Over the weekend, Moody’s cut its rating on US debt to Aa1 from AAA, and on Monday, markets showed resilience in the face of this news. US stock markets finished flat to up 0.2%, clawing back early losses. The US 10-year treasury note yield rallied up to 5.00% then settled back toward 4.45% where it finished last week.
This morning, US index futures are trading flat to down 0.3%, though we have seen several soft starts during the current market advance. Over in Europe, the Dax and FTSE are both up about 0.6%, and overnight, the Hang Seng gained 1.5%. Gold has stabilized, and currency trading is quiet. In commodity action, Copper is down 0.6% and Crude Oil is down 0.2%.
Earnings season for retailers resumes this morning. Home Depot is up 2.0% premarket trading despite missing on earnings ($3.56 vs Street $3.60) as management maintained its guidance for the year and noted it has no plans to raise prices due to tariffs. Tomorrow brings results from Lowes, Target, and TJX Companies. TD Bank gets a head start on Canadian bank earnings on Thursday, with the rest scheduled to report results next week.

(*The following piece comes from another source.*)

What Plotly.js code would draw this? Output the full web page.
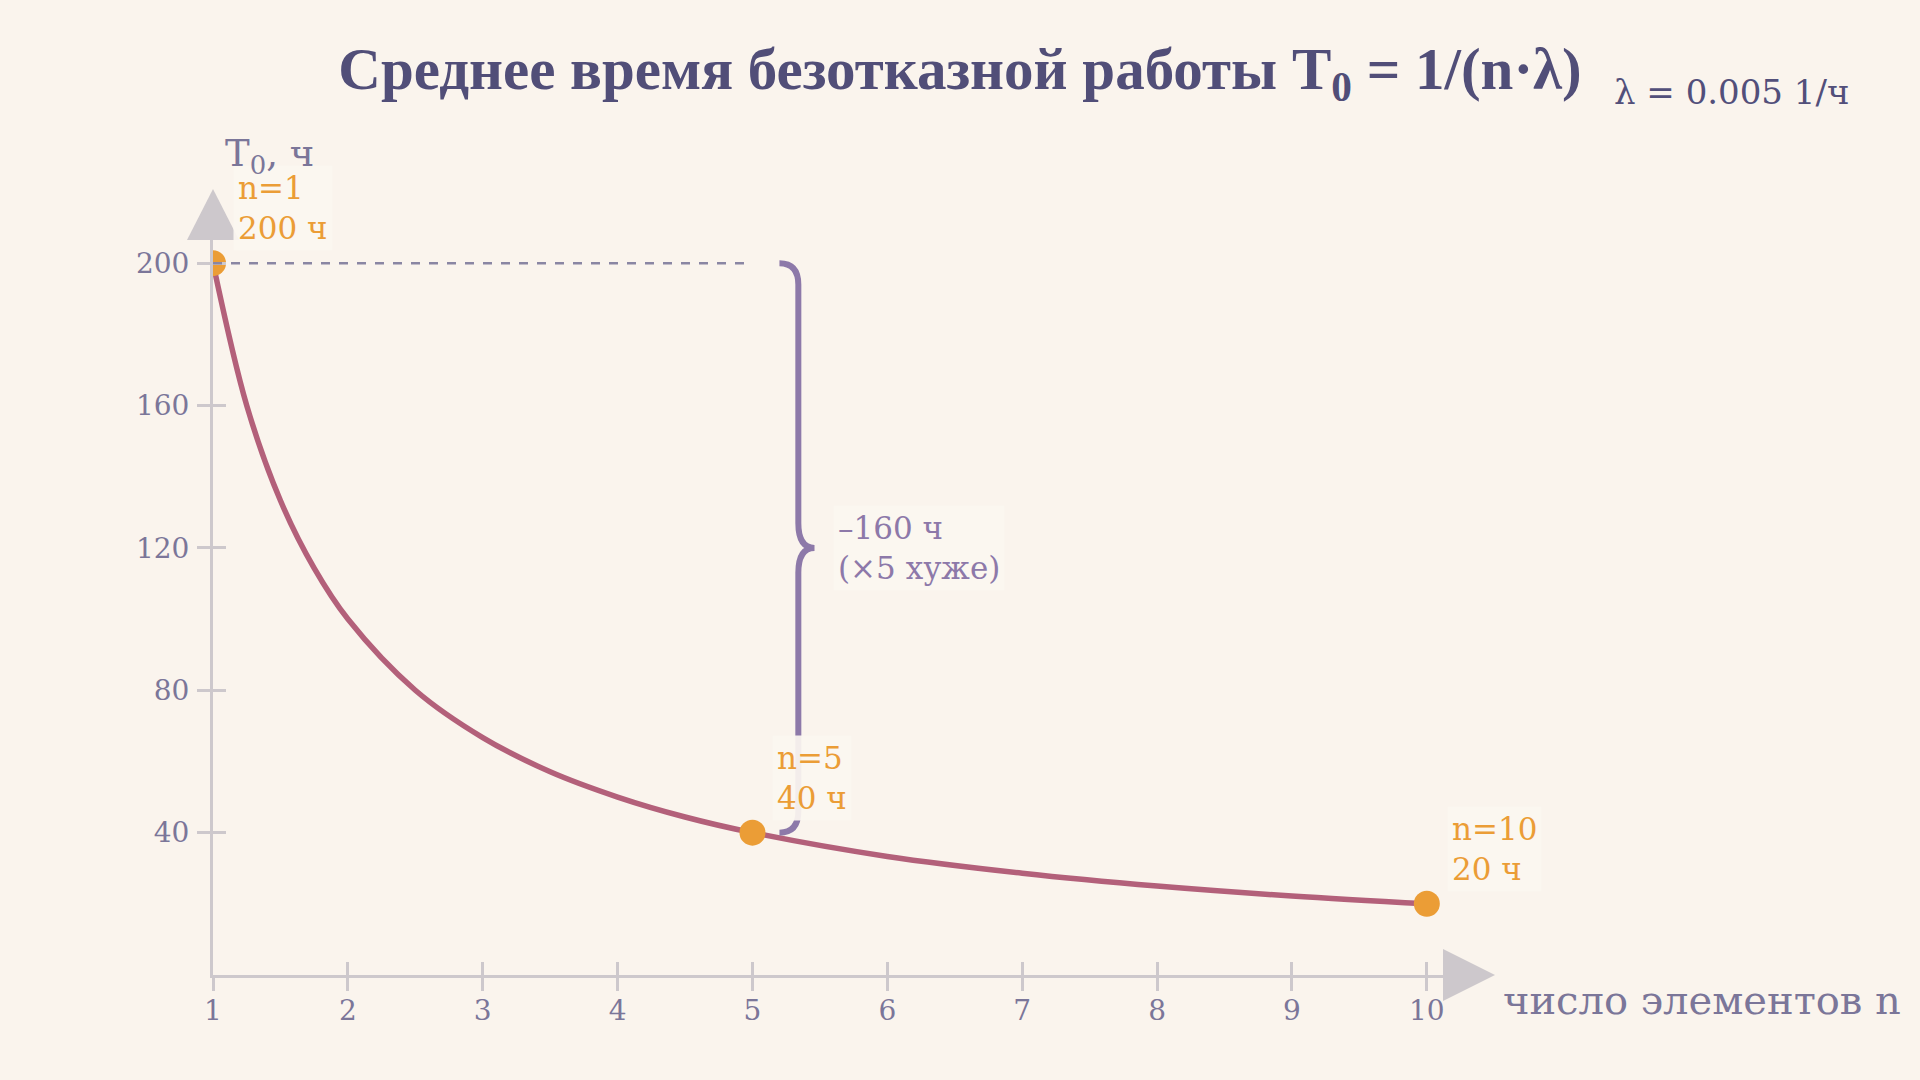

Five Fed officials are speaking today. Investors may watch for confirmation or rejection of comments from Atlanta Fed President Bostic yesterday, who suggested the US central bank may only cut interest rates once this year, a hawkish break from the party line of two cuts forecast for this year. The Reserve Bank of Australia cut its overnight rate by 0.25% overnight to 3.85%, and the People’s Bank of China cut its benchmark rate by 0.10% to 3.00%. Both cuts had been widely expected. It’s a relatively quiet week for economic news, headlined by Canada consumer prices today, Flash PMI reports on Thursday, and retail sales numbers for Canada and the UK on Friday.